342 people came to visit the booth. We handed out 88 Star Finders, 60 Moon Gazer Guides, 1 Getting Started in Astronomy Guide, and 10 Journal of the RASC special edition on light abatement.
Sechelt Mayor Bruce Milne dropped by the booth to discuss issues with Scott and Charles, including light abatement, and took away one of the Journal Special Editions.
Interesting how the air pollution generated by the local fire serves as “barometer” for light pollution. When Dan, Neil and I were up at the observatory on Saturday, 4 July, we had a reasonable line of sight on the fire northwest of Sechelt at Carlson Point. One thing noticed that night was the orange glow of firelight reflected off smoke over the fire.

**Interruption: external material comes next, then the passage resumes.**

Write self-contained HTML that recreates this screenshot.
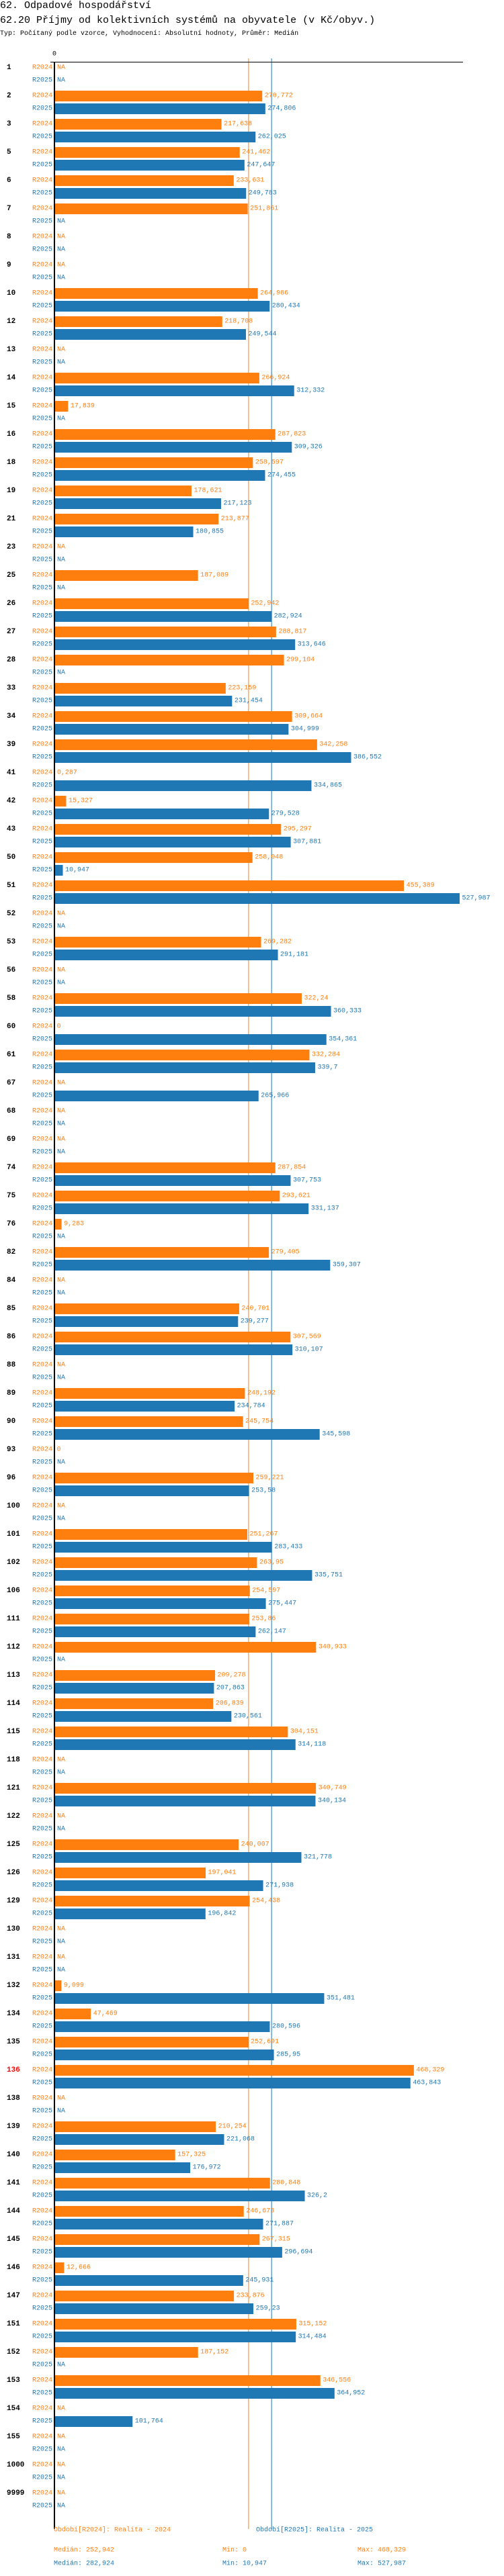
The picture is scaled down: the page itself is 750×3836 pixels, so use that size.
<!DOCTYPE html>
<html><head><meta charset="utf-8">
<style>
html,body{margin:0;padding:0;background:#fff;}
body{width:750px;height:3836px;overflow:hidden;position:relative;font-family:"Liberation Mono",monospace;}
.t{position:absolute;left:0;white-space:nowrap;color:#000;}
</style></head>
<body>
<div class="t" style="top:0px;font-size:15px;line-height:17px;">62. Odpadové hospodářství</div>
<div class="t" style="top:22px;font-size:15px;line-height:17px;">62.20 Příjmy od kolektivních systémů na obyvatele (v Kč/obyv.)</div>
<div class="t" style="top:45px;font-size:10px;line-height:12px;">Typ: Počítaný podle vzorce, Vyhodnocení: Absolutní hodnoty, Průměr: Medián</div>
<svg id="chart" width="750" height="3836" style="position:absolute;left:0;top:0;" xmlns="http://www.w3.org/2000/svg" font-family="Liberation Mono, monospace"></svg>
<script>
const categories = ["1","2","3","5","6","7","8","9","10","12","13","14","15","16","18","19","21","23","25","26","27","28","33","34","39","41","42","43","50","51","52","53","56","58","60","61","67","68","69","74","75","76","82","84","85","86","88","89","90","93","96","100","101","102","106","111","112","113","114","115","118","121","122","125","126","129","130","131","132","134","135","136","138","139","140","141","144","145","146","147","151","152","153","154","155","1000","9999"];
const values2024 = [null,270.772,217.638,241.462,233.631,251.861,null,null,264.986,218.708,null,266.924,17.839,287.823,258.597,178.621,213.877,null,187.089,252.942,288.817,299.104,223.159,309.664,342.258,0.287,15.327,295.297,258.048,455.389,null,269.282,null,322.24,0,332.284,null,null,null,287.854,293.621,9.283,279.405,null,240.701,307.569,null,248.192,245.754,0,259.221,null,251.267,263.95,254.597,253.86,340.933,209.278,206.839,304.151,null,340.749,null,240.007,197.041,254.438,null,null,9.099,47.469,252.691,468.329,null,210.254,157.325,280.848,246.673,267.315,12.666,233.876,315.152,187.152,346.556,null,null,null,null];
const values2025 = [null,274.806,262.025,247.647,249.783,null,null,null,280.434,249.544,null,312.332,null,309.326,274.455,217.123,180.855,null,null,282.924,313.646,null,231.454,304.999,386.552,334.865,279.528,307.881,10.947,527.987,null,291.181,null,360.333,354.361,339.7,265.966,null,null,307.753,331.137,null,359.307,null,239.277,310.107,null,234.784,345.598,null,253.58,null,283.433,335.751,275.447,262.147,null,207.863,230.561,314.118,null,340.134,null,321.778,271.938,196.842,null,null,351.481,280.596,285.95,463.843,null,221.068,176.972,326.2,271.887,296.694,245.931,259.23,314.484,null,364.952,101.764,null,null,null];
const medians = [252.942, 282.924];
const highlighted = ["136"];

const svg = document.getElementById('chart');
const NS = 'http://www.w3.org/2000/svg';
const X0 = 81, SCALE = 1.1421;
const xs = v => X0 + v * SCALE;
const Y0 = 101, PITCH = 42;
const yc = (i, s) => Y0 + i * PITCH + s * 19;
const COL = ['#ff7f0e', '#1f77b4'];
const SER = ['R2024', 'R2025'];
const fmt = v => String(v).replace('.', ',');
function mk(tag, attrs, txt) {
  const e = document.createElementNS(NS, tag);
  for (const k in attrs) e.setAttribute(k, attrs[k]);
  if (txt !== undefined) e.textContent = txt;
  svg.appendChild(e);
  return e;
}
const bottom = yc(categories.length - 1, 1) + 34;

// median lines
medians.forEach((m, s) => {
  const l = mk('line', {x1: xs(m), x2: xs(m), y1: 87, y2: bottom, stroke: COL[s], 'stroke-width': 1});
  
  
});

// bars
categories.forEach((c, i) => {
  const g = mk('text', {x: 10, y: yc(i, 0), 'font-size': 11, 'font-weight': 'bold', 'dominant-baseline': 'central', fill: highlighted.includes(c) ? '#ff0000' : '#000'}, c);
  
  
  [values2024, values2025].forEach((arr, s) => {
    const y = yc(i, s);
    const sl = mk('text', {x: 78, y: y, 'font-size': 10, 'text-anchor': 'end', 'dominant-baseline': 'central', fill: COL[s]}, SER[s]);
    
    
    const v = arr[i];
    if (v === null) {
      const na = mk('text', {x: 85, y: y, 'font-size': 10, 'dominant-baseline': 'central', fill: COL[s]}, 'NA');
      
      
      return;
    }
    const w = xs(v) - X0;
    if (w > 0.5) {
      const r = mk('rect', {x: X0, y: y - 8, width: w, height: 16, fill: COL[s]});
      
      
    }
    const vl = mk('text', {x: Math.max(xs(v), X0) + 3.5, y: y, 'font-size': 10, 'dominant-baseline': 'central', fill: COL[s]}, fmt(v));
    
    
  });
});

// axes
const ax = mk('line', {x1: 75, x2: 689, y1: 92.5, y2: 92.5, stroke: '#000', 'stroke-width': 1});


const ay = mk('line', {x1: 81, x2: 81, y1: 92, y2: bottom, stroke: '#000', 'stroke-width': 2});


const z = mk('text', {x: 78, y: 81, 'font-size': 10, 'dominant-baseline': 'central', fill: '#000'}, '0');



// legend / stats
const legend = [
  [80, 3768, COL[0], 'Období[R2024]: Realita - 2024', 'legend-entry-2024'],
  [381, 3768, COL[1], 'Období[R2025]: Realita - 2025', 'legend-entry-2025'],
  [80, 3798, COL[0], 'Medián: 252,942', 'stat-median-2024'],
  [331, 3798, COL[0], 'Min: 0', 'stat-min-2024'],
  [532, 3798, COL[0], 'Max: 468,329', 'stat-max-2024'],
  [80, 3818, COL[1], 'Medián: 282,924', 'stat-median-2025'],
  [331, 3818, COL[1], 'Min: 10,947', 'stat-min-2025'],
  [532, 3818, COL[1], 'Max: 527,987', 'stat-max-2025']
];
legend.forEach(l => {
  const t = mk('text', {x: l[0], y: l[1], 'font-size': 10, 'dominant-baseline': 'central', fill: l[2]}, l[3]);
  
  
});
</script>
</body></html>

So on Monday night I stepped outside at about 11pm and the smoke was like a fog permeating the neighbourhood here on upper-Field Rd. Out of curiosity I wandered a short distance up Field Rd to see if the orange haze that resembled what was observed the night before, from the observatory site looking in the vicinity of the wildfire, was produced by the fire getting closer. It immediately became apparent that the orange glow was generated primarily by sodium lighting in the Field Rd. industrial area, and by lighting at the regional district’s complex. The scattering of unshielded, or poorly shielded lighting was evident according to the “smoke detector”. With the smoke making the illumination directed upward – where it’s not needed, much more plain to see.